Stephen Kinzer is a veteran New York Times correspondent, author, and academic. He has filed stories from over 50 countries, and served as the chief of the New York Times bureau in Istanbul from 1996-2000. Kinzer is currently a Senior Fellow at the Watson Institute of International Studies at Brown University.
What is the best way to go about securing US national interests in the international sphere? What role does military intervention play?
We should be prudent and careful when dealing with the rest of the world. We have to protect our vital interests, but we should define our interests narrowly. Intervention is appealing for countries like the United States that have so many interventionist tools available. We have a variety of covert action possibilities, plus the world’s most powerful military. This…leads us to abandon reliance on diplomacy and other more productive tactics. Intervention can often bring us quick victory because we are so powerful, but quick victory is not true success. You only have true success when you have a sustainable outcome, and military instruments cannot produce that. Interventionist policy creates reaction and blowback. Sometimes it takes years, decades, or generations for the final results of an intervention to become clear. We forget about these interventions, but their memories fester and burn in the minds and hearts of the people of other countries.

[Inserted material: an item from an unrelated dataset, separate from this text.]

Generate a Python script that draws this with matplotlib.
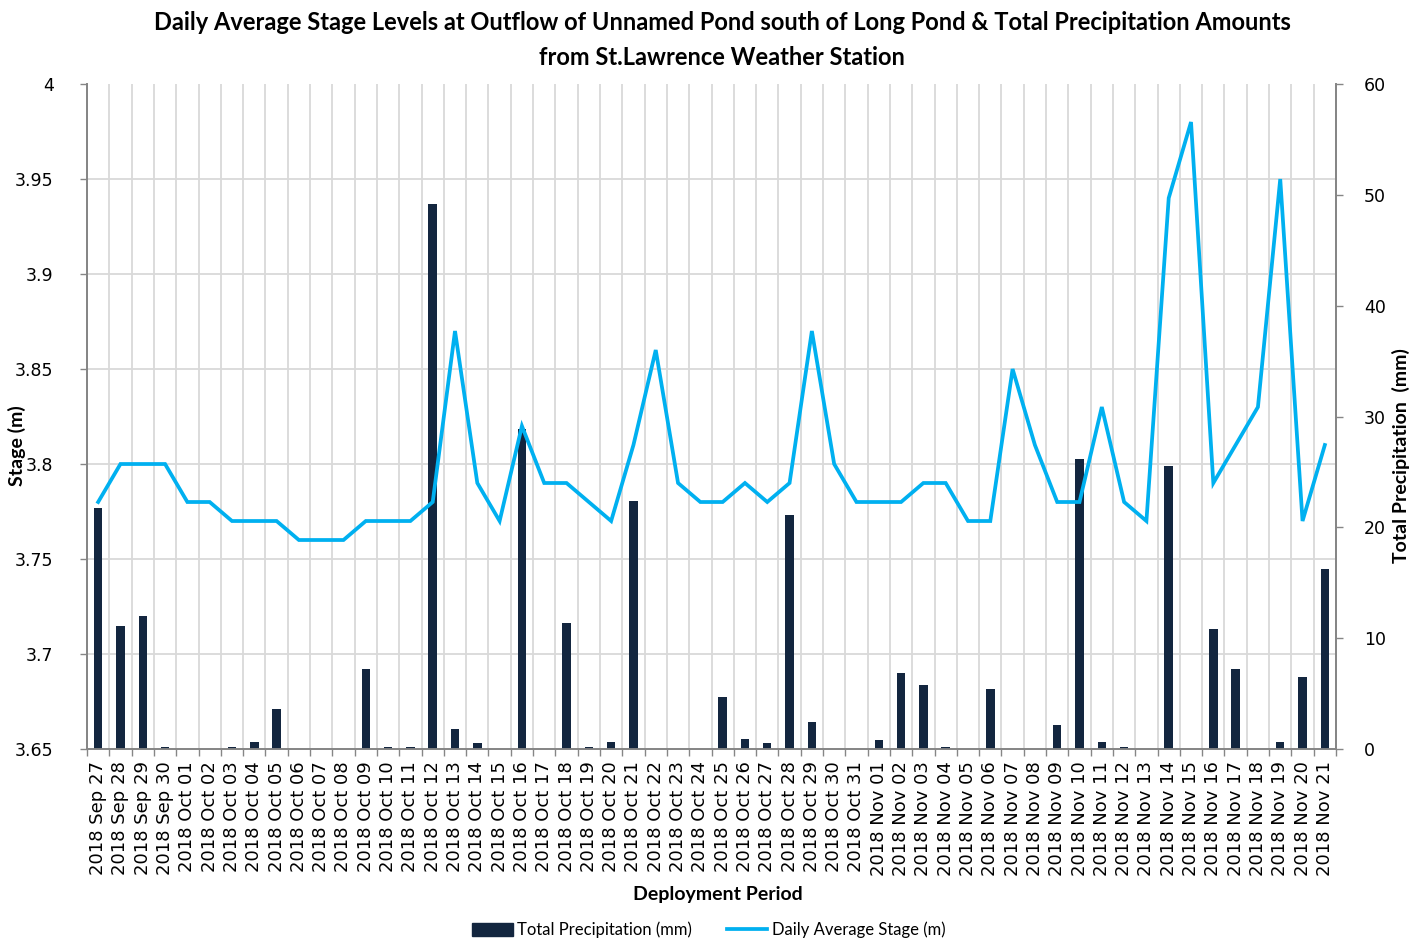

You served as the New York Times’ bureau chief in Istanbul from 1996-2000. What are your thoughts on the results of the recent Turkish elections and the future of Turkish politics?
The elections showed, above all, that people want stability even under autocracy. It became clear to Turks that by voting for opposition parties, they would be opening the door to a coalition government and that parties would be fighting. I think many voters decided that it is better to have a unified stable regime under a repressive autocrat than instability. People in Turkey can remember having their entire life savings wiped out overnight because some idiots in parliament had an argument. Although I am no fan of the Erdoğan government, I can appreciate what led to his party’s dramatic increase in votes in the general election.
How should America’s relationship with Turkey proceed given their implicit support of ISIL on several occasions and their actions to weaken the American-backed Kurdish forces in Syria?
The United States has gotten itself into an odd situation regarding allies in the Middle East. A number of our allies and partners are “frenemies.” We have Turkey, Saudi Arabia, [and] Pakistan, just to name three. These are countries that have defined their security interests very differently from ours. We should not be partners with countries whose long-term strategic interests are very different from our own. We are walking a fine line with Turkey; on the one hand, we don’t want to alienate Turkey because it is our NATO ally, but on the other hand, Turkey is definitely working against our interests in Syria. While we need Turkey to support our strategic goals in Syria, the problem is that we do not have any strategic goals in Syria. If we do not know what they are, how can we ask other people to support them? We are against everybody in Syria — the Assad government, Iran, Russia, ISIL, and Al-Nusra. We haven’t figured out who we are for. If we want someone to get on our side, we should first figure out what side we are on ourselves.
What if there is no side we should support?
I am generally in favor of that policy. I don’t think we need to have a favorite in every fight in the world.
Many argue that if the United States had intervened and imposed a no-fly zone at the beginning of the Syrian conflict, many lives would have been spared. Should the United States have intervened?
The idea that increased military intervention would have reduced the scope of the conflict seems contradictory to me. A no-fly zone is a difficult proposition…It is an offensive military operation. You need to bomb every aircraft and every anti-aircraft facility in the area. You have to control the air, which means you have to suppress everything that can obstruct your control. You have to have troops on the ground to guard that perimeter because forces on the outside will be pushing against it. The idea that a no-fly zone is simply defensive is a great mistake. It is a way to drag a country into a big military morass. The United States did make a mistake at the start of the Syrian conflict, however, which I think greatly intensified it. At the very beginning we announced that Assad must go. We decided that we would not negotiate with anybody who did not already agree with this decision before negotiations began. That meant that we were never able to negotiate with Iran or Russia. It is axiomatic that you never resolve a war by negotiation unless all the parties involved in the war are present at the negotiations. By our Assad-must-go policy, we encouraged Syrians to pursue an extreme solution and not seek a mediated solution. What we should have done at the beginning was try to negotiate with all parties and seek a solution that could have been acceptable to the regime.
How do you think Hillary Clinton performed as secretary of state? What do you think the effects of her foreign policy will be if she’s elected president?
I can’t point to a single accomplishment of Hillary Clinton’s as secretary of state. She travelled many hundreds of thousands of miles and gave many speeches, but I don’t think Hillary Clinton left a mark on American foreign policy. She is very much a Cold War product, a believer in military power, a believer in the us-versus-them view of the world, a believer in American exceptionalism and the view that the United States is the “indispensable nation.” I suspect that the United States would be more interventionist under a Clinton presidency than it is now, and I find that disturbing.